A mí me tocó en esta vida por madre una mujer poco convencional; no recuerdo las tardes de mi infancia jugando con ella a las muñecas ni cocinando galletas. Mi mamá siempre trabajó y estudió y por las noches, casi todos los fines de semana, también sale de fiesta. Su único sueño nunca ha sido el de ser madre, es muchas otras cosas al mismo tiempo y de forma igualmente apasionada.

Mi mamá no me llevaba comida caliente a la puerta de la escuela en el recreo, como lo hacían algunas de las madres ejemplares de mis compañeros, ni se levantaba temprano para preparar suculentos desayunos cuando un licuado con huevo integrado podía resolver de un sorbo el trámite de la alimentación matutina… pero me enseñó todo lo que puede disfrutarse un chocolate; creo que a nadie he visto en la vida comerlo con tanto gusto como a ella.

No recuerdo una sola tarea en la que me haya ayudado pero no pasó una noche de mi infancia sin que me leyera un cuento. Creo que por eso soy amante de las historias bien contadas. Cualquiera puede recitar el sonido de las letras para formar palabras, pero eso no es contar un cuento. Todavía hoy, a veces, me siento a escucharla cuando les lee a mis hijos que la oyen entre las sábanas, con esa combinación maravillosa de atención y sueño que sólo conocemos aquellos a quienes nos contaron cuentos para dormir.

Nunca supo hacer trenzas francesas ni peinados elaborados con listones; recuerdo más bien los nudos en el cabello siempre suelto y siempre largo como una constante que podían alcanzar, por momentos, dimensiones insospechadas… Mi mamá no sabe gran cosa de los temas que las mamás dominan habitualmente pero sabe muchas de las cosas realmente importantes de la vida. Sabe que vale la pena tirarse al sol como las lagartijas, meterse a la alberca por las noches y cantarle a la vida cuando estás triste y cuando estás contenta. Mi mamá me enseñó que hay que mirar el paisaje cuando se viaja y que no hay nada más bello que el mar aunque de vez en cuando te revuelquen las olas o el sol te queme o los mosquitos te coman... porque siempre vale más el gozo que la pena.
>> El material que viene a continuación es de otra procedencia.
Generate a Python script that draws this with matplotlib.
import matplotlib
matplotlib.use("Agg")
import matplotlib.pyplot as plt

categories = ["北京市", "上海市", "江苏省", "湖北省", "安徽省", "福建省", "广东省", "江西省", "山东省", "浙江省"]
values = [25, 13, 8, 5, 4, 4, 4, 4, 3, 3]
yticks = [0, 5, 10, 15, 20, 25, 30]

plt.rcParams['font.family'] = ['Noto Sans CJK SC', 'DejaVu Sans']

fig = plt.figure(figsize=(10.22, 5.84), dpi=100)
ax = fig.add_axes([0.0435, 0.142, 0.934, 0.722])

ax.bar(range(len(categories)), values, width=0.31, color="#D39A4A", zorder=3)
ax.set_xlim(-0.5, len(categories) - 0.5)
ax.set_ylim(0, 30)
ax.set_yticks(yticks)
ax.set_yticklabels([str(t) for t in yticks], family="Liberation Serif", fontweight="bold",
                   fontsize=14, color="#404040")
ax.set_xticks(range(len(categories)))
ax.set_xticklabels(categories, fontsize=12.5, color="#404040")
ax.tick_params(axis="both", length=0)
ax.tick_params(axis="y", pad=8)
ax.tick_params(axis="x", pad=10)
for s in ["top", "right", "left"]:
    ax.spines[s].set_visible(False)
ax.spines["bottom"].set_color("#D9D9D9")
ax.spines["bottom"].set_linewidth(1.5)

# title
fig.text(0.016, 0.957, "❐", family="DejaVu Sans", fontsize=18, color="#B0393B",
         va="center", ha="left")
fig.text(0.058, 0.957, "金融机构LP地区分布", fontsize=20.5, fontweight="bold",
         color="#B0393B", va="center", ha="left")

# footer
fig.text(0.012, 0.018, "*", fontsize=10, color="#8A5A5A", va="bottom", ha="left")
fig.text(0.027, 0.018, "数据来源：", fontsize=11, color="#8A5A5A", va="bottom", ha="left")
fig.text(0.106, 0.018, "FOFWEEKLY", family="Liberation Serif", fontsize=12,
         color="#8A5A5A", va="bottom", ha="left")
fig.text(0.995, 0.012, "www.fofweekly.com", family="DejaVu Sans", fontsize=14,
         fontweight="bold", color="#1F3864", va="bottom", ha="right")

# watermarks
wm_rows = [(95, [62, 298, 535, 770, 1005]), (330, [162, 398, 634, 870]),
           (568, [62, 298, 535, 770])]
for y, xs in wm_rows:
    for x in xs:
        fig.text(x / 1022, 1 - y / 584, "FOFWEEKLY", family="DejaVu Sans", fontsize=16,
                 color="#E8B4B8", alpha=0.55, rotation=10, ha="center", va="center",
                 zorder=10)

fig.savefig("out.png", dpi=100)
Mi mamá no es la más diestra peinadora ni la más hábil cocinera pero es sin duda la más divertida de todas. Me enseñó que los que se aburren son los tontos porque en esta vida maravillosa siempre hay algo que vale la pena. Me dejó andar en bicicleta y salir sola a la calle; me dejó ir de viaje cuando a la mayoría de mis amigas no les permitían hacerlo. Aceptó que nuestra casa se convirtiera en refugio de decenas de animales en desgracia que mi hermana y yo rescatábamos; perros abandonados, pájaros heridos, pollitos de oferta, ardillas prisioneras… 

De ella aprendí que vale la pena pelear por lo que uno sueña y que hay que pelear también por los sueños de los otros. Aprendí también que hasta los mejores sueños pueden derrumbarse y que las personas vuelven a surgir de entre los escombros para seguir adelante. Mi madre fue siempre consciente de que no podía vacunarme de la vida, ni del dolor, ni de la muerte, y estuvo dispuesta a acompañarme en este viaje, sin más.
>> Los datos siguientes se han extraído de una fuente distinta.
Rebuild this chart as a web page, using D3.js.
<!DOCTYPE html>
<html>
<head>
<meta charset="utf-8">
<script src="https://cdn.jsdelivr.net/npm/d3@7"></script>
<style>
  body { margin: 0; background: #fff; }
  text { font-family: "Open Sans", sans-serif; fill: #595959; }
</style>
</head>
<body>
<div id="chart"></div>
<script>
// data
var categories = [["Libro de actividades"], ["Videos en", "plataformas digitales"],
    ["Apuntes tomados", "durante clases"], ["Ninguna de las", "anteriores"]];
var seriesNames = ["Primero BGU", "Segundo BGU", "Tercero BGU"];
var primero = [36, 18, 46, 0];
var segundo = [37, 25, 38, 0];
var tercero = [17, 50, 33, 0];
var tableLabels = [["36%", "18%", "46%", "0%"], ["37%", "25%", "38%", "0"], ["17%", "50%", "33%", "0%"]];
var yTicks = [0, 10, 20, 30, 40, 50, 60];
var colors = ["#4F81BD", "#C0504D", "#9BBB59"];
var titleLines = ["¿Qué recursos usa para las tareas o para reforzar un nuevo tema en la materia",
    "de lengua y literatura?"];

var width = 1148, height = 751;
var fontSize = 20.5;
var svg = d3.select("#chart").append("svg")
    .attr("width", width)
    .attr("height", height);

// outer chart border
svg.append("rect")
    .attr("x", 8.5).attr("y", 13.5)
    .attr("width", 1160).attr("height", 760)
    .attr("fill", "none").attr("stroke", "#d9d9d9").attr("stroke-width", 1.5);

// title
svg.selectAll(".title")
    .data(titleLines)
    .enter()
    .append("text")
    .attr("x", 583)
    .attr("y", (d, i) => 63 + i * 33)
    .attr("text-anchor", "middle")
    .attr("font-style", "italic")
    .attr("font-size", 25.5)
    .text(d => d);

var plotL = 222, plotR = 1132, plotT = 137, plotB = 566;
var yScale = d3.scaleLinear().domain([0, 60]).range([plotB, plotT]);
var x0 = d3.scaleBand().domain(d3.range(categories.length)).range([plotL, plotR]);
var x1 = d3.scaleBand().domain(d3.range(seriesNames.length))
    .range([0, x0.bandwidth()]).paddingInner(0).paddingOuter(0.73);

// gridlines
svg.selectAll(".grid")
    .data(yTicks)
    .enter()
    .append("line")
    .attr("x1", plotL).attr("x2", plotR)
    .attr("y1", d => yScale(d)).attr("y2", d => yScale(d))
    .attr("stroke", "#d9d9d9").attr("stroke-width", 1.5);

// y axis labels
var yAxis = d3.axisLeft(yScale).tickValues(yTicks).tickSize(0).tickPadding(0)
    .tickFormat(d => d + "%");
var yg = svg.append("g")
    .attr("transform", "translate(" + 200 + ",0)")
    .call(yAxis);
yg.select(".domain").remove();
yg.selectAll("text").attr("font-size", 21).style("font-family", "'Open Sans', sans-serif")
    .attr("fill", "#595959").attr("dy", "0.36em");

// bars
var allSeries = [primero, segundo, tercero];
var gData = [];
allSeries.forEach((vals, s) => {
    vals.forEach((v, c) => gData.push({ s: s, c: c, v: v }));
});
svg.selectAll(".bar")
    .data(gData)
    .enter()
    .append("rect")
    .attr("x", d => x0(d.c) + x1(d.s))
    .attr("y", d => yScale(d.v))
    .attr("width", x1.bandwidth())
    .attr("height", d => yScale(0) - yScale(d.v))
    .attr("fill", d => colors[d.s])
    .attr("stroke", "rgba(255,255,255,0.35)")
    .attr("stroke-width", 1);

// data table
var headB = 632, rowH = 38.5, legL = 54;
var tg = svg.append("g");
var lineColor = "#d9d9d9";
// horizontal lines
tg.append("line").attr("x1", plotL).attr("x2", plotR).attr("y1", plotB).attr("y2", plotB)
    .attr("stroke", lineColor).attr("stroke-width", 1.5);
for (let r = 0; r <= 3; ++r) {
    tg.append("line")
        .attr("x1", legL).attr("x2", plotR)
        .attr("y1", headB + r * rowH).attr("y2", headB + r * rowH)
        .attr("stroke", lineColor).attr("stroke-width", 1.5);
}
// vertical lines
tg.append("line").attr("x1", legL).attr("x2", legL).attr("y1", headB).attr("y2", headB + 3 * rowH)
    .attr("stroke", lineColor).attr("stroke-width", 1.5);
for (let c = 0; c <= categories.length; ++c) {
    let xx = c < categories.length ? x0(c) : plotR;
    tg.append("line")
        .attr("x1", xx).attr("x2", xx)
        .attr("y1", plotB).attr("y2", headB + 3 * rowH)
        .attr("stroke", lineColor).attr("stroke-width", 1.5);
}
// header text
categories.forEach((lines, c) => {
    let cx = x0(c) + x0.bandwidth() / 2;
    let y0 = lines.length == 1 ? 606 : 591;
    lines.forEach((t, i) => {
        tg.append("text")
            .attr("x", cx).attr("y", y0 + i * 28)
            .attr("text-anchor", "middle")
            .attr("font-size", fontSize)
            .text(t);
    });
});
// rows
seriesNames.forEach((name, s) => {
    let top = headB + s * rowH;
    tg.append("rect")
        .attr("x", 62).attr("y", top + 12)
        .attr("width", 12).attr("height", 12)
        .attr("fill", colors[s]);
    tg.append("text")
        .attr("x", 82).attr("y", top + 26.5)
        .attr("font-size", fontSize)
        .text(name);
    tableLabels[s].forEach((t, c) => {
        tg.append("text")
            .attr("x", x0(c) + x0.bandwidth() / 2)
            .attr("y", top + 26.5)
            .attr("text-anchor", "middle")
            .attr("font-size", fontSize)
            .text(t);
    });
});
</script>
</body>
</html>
Mi mamá se equivocó en montones de cosas y yo he hecho lo propio. Mis hijos se han caído de la cama, de las carreolas, de los columpios…  De manera incomprensible han comido las cosas más insólitas; uno de ellos se las arregló para tragarse una canica de metal y al otro le di un huevo revuelto con vidrio cuando todavía ni siquiera caminaba. Recuerdo haber llorando a moco tendido con ellos cuando se suponía que debía consolarlos. He sido muchas veces más dura de lo necesario y me he obsesionado por hacer las cosas de manera correcta estropeándolo todo. Ha quedado a estas alturas perfectamente establecido que por más que me lo proponga no tengo manera de ser una madre perfecta. Mis hijos siempre tienen el pelo más largo de lo debido, los pantalones excesivamente rotos y no consigo mantener sus uñas nunca suficientemente cortas ni medianamente limpias…
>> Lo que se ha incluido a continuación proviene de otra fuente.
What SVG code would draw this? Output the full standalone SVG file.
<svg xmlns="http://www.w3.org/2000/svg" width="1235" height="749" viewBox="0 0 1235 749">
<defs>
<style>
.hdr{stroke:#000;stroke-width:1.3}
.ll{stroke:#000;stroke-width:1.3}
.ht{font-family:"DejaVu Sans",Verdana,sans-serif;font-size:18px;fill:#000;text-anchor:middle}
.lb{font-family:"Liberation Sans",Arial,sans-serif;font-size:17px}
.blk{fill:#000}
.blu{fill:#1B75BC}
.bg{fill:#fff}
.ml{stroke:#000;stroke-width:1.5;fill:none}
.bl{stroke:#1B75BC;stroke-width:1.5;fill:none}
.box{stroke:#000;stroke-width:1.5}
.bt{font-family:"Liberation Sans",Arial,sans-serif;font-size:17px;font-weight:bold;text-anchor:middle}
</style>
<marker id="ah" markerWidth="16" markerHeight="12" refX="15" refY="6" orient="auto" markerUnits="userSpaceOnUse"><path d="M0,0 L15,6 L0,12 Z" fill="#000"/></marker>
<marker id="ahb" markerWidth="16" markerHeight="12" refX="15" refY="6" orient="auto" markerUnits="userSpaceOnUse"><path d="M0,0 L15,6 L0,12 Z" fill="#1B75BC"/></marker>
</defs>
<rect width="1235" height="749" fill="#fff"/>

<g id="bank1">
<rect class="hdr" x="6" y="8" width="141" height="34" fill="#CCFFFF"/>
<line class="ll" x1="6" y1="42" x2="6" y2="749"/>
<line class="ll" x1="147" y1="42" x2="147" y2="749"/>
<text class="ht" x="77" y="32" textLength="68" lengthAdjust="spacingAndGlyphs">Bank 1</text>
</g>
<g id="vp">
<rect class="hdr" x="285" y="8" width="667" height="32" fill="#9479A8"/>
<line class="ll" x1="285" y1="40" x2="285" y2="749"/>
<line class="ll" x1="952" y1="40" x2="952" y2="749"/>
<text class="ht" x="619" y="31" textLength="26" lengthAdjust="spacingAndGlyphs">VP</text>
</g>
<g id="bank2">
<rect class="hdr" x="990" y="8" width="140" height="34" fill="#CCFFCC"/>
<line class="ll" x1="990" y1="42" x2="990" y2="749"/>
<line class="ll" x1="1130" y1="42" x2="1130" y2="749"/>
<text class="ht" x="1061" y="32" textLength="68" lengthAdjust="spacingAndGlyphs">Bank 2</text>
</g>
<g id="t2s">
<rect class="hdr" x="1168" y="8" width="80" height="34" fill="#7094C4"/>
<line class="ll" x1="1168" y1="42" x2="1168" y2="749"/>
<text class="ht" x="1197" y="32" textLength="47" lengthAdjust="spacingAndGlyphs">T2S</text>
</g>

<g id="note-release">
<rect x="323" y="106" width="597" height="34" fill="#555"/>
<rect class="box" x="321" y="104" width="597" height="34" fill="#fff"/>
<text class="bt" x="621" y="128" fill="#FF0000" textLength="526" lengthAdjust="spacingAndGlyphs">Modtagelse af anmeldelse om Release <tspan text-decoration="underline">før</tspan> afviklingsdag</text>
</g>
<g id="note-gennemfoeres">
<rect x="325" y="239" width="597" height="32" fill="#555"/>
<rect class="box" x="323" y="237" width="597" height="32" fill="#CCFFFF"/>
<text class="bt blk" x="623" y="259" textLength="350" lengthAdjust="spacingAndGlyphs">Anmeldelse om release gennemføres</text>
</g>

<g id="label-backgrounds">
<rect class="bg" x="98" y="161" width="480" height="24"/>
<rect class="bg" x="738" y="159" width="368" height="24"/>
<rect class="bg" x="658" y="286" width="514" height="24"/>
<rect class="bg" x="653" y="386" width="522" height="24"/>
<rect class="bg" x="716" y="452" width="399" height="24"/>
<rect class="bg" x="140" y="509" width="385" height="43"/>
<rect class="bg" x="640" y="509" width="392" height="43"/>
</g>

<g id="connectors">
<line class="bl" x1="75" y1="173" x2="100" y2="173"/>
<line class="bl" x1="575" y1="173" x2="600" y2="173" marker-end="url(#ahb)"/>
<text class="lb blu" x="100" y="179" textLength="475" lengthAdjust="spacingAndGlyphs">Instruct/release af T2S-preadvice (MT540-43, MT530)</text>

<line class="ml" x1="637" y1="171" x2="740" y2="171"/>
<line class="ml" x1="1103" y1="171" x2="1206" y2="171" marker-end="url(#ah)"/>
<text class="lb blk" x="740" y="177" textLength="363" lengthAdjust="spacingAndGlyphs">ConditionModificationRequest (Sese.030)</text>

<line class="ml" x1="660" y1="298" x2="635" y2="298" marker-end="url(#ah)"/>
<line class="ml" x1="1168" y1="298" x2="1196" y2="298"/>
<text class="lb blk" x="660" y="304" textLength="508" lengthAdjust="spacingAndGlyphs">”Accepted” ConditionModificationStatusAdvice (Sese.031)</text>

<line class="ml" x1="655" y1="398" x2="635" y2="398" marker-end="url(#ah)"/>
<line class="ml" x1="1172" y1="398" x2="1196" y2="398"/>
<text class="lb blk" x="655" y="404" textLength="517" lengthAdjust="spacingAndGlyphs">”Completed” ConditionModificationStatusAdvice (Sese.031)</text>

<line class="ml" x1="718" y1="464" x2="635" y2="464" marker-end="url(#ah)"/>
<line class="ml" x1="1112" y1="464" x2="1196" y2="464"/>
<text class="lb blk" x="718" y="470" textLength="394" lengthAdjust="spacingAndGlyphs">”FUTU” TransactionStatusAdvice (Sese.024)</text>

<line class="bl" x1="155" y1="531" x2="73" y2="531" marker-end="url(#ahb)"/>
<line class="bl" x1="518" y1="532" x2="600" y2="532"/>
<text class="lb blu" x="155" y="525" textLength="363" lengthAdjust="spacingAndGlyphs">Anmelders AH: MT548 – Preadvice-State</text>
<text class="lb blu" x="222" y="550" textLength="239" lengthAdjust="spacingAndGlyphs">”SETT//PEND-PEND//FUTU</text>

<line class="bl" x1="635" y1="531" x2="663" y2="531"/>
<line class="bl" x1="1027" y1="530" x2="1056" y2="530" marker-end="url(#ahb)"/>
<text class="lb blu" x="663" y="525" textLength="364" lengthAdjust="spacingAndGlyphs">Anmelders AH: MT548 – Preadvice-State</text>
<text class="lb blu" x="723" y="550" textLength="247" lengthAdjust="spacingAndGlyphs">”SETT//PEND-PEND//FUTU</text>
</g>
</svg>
Sólo espero poder disfrutar con ellos tanto como lo ha hecho mi madre conmigo. Ojalá pueda transmitirles el gusto que ella me ha enseñado por entrar al cine con una dotación suficientemente abundante de refresco y palomitas, el gusto por charlar de cosas importantes y de tonterías, por hilar unas ideas a otras, por saltar las olas. Si puedo enseñarles a mirar el mundo con una mirada enamorada, me doy por satisfecha. Creo que, en el fondo, de eso es de lo que se trata la maternidad, de darse cuenta de que los hijos no son algo propio, sino compañeros del camino. No hay que moldearlos sino caminar a su lado y aprovechar la posición privilegiada que la maternidad nos obsequia para observar el fabuloso espectáculo de las jacarandas floreciendo en primavera.